髙橋:今回のプロジェクトでは高値を目指すために、長期でのリーシング計画を立てさせていただき、細かく期分け募集を行いました。成約条件を見ながら次期の打ち出し方や賃料を調整することで、着実に成約を積み重ねていくことができたと思います。
──エリア最高値を目指していましたが、実際に成約した賃料はどうでしたか?
現在の成約坪単価は2万円台半ばで推移しています。最高値の部屋では坪単価3万円台半ばに達しています。数字だけだとあまりピンとこないかも知れませんが、中目黒エリアの賃貸マーケットにおける上位に位置しており、想像以上の数字となっております。
データに基づく提案力で「レガシス」ブランドを確立
──振り返ってみて、「レガシス中目黒」が高水準値を付けることができた成功要因は、何だと思われますか。

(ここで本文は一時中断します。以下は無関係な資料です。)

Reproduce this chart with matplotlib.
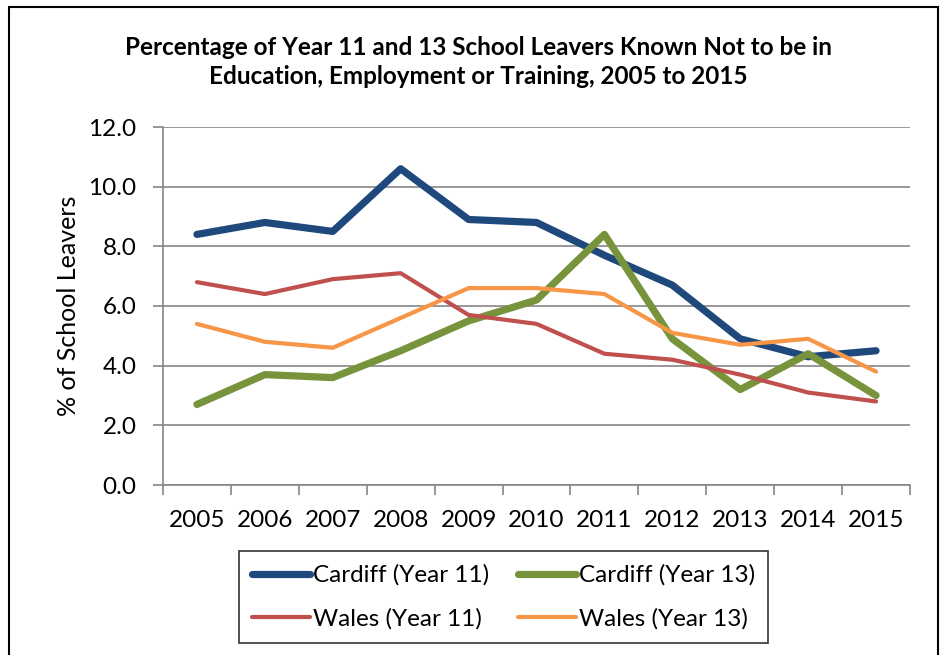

長谷川:分析から企画、リーシングに至るまで三井不動産レジデンシャルリースにトータルでサポートいただけたことも勝因のひとつだと思います。高額賃貸マンションは弊社としても初めての取り組みでしたが、三井不動産レジデンシャルリースの分析結果を見て「ここまで細かく分析するのか」と驚きました。部屋の間取りや戸数についてもデータに基づく根拠があったため、理由を社内で説明しやすく、ありがたかったです。物件の設備仕様に関しても、他社との差別化手法についてさまざまなアドバイスを頂きました。
石見:近年弊社がビジネスインテリジェンスの活用に注力していたことが、今回の大林新星和不動産様へのご提案にも活かせたと考えています。エントランスのグレード感、2階の共用部設計や専有部のしつらえなど、全てがうまく掛け合わされたことで中目黒エリアでのマーケットリーダーとなる物件に成長したのだと思います。
髙橋:関係者全員で「エリア最高値を目指す」という目標に向けて意思統一ができていたことが重要なファクターだと考えています。オーナー様に竣工3年前の企画段階からご相談をいただけたことで、弊社としてもターゲット分析や募集にじっくり時間をかけることができました。

──最後に、今後の計画についてお聞かせください。
長谷川:今回のプロジェクトをきっかけに新たなハイクラス賃貸ブランドとしてレガシスを立ち上げることができました。三井不動産レジデンシャルリースをパートナーに選定し本当に良かったと感じています。「レガシス中目黒」は記念すべき第一号の物件です。中目黒のほかに代官山でも竣工しましたが、これを機に3棟、4棟とレガシスブランドを拡大していきたいですね。